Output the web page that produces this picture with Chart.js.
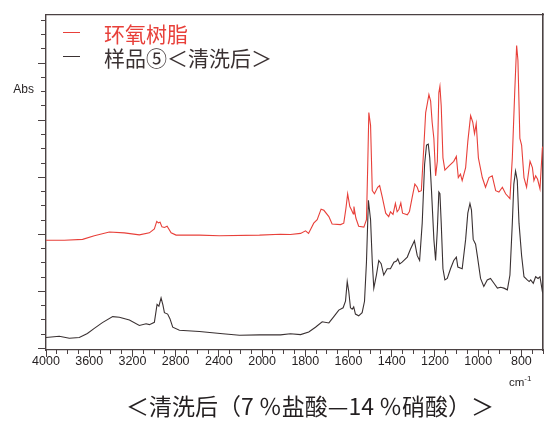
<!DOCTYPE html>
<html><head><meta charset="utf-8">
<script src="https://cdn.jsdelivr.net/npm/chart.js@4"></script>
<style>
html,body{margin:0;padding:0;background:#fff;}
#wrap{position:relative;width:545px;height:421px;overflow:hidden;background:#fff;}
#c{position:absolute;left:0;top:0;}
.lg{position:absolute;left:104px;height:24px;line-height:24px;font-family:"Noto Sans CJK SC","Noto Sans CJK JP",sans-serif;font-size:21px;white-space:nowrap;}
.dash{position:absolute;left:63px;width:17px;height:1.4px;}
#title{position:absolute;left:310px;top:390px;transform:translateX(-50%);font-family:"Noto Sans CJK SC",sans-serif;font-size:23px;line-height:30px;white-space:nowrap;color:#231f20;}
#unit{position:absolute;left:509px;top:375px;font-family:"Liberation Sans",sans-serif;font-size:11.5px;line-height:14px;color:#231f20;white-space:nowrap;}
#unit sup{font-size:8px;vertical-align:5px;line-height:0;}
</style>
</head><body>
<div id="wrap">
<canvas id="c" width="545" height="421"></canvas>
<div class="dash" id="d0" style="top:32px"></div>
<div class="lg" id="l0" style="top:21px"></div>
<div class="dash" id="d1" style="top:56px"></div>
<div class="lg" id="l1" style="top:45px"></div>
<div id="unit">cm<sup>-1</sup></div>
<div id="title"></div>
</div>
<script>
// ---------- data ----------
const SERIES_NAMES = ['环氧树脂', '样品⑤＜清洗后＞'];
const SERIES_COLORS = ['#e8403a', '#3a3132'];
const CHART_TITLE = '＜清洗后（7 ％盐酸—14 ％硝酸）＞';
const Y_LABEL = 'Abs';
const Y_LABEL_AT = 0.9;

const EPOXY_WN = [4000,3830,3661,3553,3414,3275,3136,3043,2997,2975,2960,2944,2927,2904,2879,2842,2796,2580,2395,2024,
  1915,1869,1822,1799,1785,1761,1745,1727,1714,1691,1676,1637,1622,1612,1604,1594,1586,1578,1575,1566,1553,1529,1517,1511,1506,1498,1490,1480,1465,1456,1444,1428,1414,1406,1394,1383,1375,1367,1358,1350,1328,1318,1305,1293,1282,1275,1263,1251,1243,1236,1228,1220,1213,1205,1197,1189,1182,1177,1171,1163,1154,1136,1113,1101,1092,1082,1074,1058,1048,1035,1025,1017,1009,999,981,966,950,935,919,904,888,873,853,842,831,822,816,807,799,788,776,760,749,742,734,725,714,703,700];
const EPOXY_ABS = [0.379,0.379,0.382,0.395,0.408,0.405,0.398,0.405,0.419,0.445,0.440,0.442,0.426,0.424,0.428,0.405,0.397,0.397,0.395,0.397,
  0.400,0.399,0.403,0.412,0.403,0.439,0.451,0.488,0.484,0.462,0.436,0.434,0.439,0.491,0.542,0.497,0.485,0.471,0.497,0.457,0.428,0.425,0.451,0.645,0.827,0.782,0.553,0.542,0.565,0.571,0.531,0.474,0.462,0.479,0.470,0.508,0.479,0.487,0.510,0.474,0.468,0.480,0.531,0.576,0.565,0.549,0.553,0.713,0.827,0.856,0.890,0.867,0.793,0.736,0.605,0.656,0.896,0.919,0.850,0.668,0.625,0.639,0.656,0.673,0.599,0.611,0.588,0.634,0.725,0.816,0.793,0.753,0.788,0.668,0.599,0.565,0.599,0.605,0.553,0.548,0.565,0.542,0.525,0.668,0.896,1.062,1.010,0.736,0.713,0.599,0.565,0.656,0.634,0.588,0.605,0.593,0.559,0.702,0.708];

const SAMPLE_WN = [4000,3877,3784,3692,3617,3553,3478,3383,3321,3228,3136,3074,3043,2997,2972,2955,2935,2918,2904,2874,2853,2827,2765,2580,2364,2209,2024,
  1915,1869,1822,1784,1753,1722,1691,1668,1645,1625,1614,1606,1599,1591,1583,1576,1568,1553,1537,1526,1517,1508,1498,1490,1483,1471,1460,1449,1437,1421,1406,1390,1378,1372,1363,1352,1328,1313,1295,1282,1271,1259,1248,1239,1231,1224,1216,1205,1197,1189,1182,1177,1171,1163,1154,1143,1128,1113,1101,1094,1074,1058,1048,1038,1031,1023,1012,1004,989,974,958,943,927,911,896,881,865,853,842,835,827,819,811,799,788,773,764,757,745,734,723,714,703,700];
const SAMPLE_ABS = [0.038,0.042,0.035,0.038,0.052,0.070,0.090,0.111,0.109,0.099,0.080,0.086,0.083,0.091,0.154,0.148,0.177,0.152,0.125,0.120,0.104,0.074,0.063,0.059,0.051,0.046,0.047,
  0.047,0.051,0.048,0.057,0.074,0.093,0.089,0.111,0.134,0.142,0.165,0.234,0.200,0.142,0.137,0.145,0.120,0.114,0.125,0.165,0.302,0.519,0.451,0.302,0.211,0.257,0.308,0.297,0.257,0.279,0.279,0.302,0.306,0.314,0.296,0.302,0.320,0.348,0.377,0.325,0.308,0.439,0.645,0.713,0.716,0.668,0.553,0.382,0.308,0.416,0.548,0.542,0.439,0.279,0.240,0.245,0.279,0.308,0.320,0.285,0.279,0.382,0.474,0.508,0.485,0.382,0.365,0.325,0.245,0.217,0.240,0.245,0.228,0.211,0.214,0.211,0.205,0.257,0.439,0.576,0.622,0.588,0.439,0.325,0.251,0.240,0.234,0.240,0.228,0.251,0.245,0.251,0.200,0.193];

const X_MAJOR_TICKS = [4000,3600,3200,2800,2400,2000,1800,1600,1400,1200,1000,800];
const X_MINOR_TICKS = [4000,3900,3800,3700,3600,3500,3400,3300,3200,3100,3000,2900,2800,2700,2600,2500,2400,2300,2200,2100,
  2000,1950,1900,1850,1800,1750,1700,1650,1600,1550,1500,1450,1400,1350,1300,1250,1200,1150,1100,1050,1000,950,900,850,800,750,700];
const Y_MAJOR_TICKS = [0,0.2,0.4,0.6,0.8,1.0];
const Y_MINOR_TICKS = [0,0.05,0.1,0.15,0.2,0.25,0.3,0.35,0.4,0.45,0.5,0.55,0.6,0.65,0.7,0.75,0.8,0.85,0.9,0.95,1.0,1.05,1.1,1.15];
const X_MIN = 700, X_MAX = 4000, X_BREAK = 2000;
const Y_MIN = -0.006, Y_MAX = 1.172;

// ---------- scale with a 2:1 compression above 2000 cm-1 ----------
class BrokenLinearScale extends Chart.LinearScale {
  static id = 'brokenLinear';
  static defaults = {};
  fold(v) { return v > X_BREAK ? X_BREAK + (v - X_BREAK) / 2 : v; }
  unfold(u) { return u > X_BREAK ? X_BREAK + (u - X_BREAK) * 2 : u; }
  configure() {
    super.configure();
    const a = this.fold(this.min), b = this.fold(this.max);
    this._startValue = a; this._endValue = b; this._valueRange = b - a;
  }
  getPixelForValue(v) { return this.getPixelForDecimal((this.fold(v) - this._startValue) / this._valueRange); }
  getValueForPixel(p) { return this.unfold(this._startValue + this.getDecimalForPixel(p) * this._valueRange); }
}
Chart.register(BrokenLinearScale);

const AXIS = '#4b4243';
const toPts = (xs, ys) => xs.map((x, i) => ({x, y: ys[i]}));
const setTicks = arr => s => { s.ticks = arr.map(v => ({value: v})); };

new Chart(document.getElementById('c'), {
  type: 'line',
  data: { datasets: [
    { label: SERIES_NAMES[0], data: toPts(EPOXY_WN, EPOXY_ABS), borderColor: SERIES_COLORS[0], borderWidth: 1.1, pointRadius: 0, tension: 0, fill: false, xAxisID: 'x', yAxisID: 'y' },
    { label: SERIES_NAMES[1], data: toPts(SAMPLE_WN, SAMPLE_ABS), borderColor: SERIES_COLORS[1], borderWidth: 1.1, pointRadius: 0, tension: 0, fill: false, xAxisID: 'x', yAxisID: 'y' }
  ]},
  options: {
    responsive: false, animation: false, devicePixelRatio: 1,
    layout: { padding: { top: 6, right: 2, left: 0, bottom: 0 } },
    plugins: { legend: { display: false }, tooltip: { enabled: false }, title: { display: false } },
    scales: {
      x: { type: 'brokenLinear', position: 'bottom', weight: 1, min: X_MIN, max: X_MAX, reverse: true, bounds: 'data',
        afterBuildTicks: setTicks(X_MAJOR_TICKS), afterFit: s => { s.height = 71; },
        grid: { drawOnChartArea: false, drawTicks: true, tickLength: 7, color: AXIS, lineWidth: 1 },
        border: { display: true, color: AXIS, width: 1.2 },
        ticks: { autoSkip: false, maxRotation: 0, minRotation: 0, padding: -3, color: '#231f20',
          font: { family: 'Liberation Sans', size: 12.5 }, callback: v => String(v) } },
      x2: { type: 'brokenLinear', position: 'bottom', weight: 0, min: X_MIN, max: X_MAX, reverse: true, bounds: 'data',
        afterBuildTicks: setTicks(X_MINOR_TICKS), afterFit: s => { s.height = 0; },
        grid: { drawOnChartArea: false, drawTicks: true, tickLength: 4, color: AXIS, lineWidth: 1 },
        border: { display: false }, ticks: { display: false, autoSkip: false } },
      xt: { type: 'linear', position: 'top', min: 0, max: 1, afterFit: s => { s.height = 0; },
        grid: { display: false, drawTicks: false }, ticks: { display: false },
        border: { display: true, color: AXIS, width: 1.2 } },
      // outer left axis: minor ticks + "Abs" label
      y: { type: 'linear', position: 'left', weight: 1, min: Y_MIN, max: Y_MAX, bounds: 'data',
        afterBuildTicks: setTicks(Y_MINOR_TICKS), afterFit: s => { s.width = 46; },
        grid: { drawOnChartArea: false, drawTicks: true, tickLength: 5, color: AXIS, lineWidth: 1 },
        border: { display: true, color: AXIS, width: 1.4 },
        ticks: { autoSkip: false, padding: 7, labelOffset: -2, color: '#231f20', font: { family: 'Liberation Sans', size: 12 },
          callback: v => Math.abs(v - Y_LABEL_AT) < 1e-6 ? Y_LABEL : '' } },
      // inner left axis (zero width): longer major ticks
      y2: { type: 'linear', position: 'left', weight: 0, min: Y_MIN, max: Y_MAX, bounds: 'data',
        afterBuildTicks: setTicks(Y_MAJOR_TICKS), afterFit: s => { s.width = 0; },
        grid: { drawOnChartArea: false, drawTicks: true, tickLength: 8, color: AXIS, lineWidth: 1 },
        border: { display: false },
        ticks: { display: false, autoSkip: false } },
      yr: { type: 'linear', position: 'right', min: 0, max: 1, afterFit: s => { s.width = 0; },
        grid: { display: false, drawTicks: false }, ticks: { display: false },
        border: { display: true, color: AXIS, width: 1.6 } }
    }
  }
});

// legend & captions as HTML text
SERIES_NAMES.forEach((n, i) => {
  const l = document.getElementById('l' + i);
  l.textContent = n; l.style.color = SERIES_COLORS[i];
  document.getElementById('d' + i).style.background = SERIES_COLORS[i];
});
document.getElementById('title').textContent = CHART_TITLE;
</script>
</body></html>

→ What the exercise asks:
Repeat the listing above up to and including the line with "const Y_LABEL_AT = 0.9;", starting from its first line. Drop any pictures.

→ Complete response:
Output the web page that produces this picture with Chart.js.
<!DOCTYPE html>
<html><head><meta charset="utf-8">
<script src="https://cdn.jsdelivr.net/npm/chart.js@4"></script>
<style>
html,body{margin:0;padding:0;background:#fff;}
#wrap{position:relative;width:545px;height:421px;overflow:hidden;background:#fff;}
#c{position:absolute;left:0;top:0;}
.lg{position:absolute;left:104px;height:24px;line-height:24px;font-family:"Noto Sans CJK SC","Noto Sans CJK JP",sans-serif;font-size:21px;white-space:nowrap;}
.dash{position:absolute;left:63px;width:17px;height:1.4px;}
#title{position:absolute;left:310px;top:390px;transform:translateX(-50%);font-family:"Noto Sans CJK SC",sans-serif;font-size:23px;line-height:30px;white-space:nowrap;color:#231f20;}
#unit{position:absolute;left:509px;top:375px;font-family:"Liberation Sans",sans-serif;font-size:11.5px;line-height:14px;color:#231f20;white-space:nowrap;}
#unit sup{font-size:8px;vertical-align:5px;line-height:0;}
</style>
</head><body>
<div id="wrap">
<canvas id="c" width="545" height="421"></canvas>
<div class="dash" id="d0" style="top:32px"></div>
<div class="lg" id="l0" style="top:21px"></div>
<div class="dash" id="d1" style="top:56px"></div>
<div class="lg" id="l1" style="top:45px"></div>
<div id="unit">cm<sup>-1</sup></div>
<div id="title"></div>
</div>
<script>
// ---------- data ----------
const SERIES_NAMES = ['环氧树脂', '样品⑤＜清洗后＞'];
const SERIES_COLORS = ['#e8403a', '#3a3132'];
const CHART_TITLE = '＜清洗后（7 ％盐酸—14 ％硝酸）＞';
const Y_LABEL = 'Abs';
const Y_LABEL_AT = 0.9;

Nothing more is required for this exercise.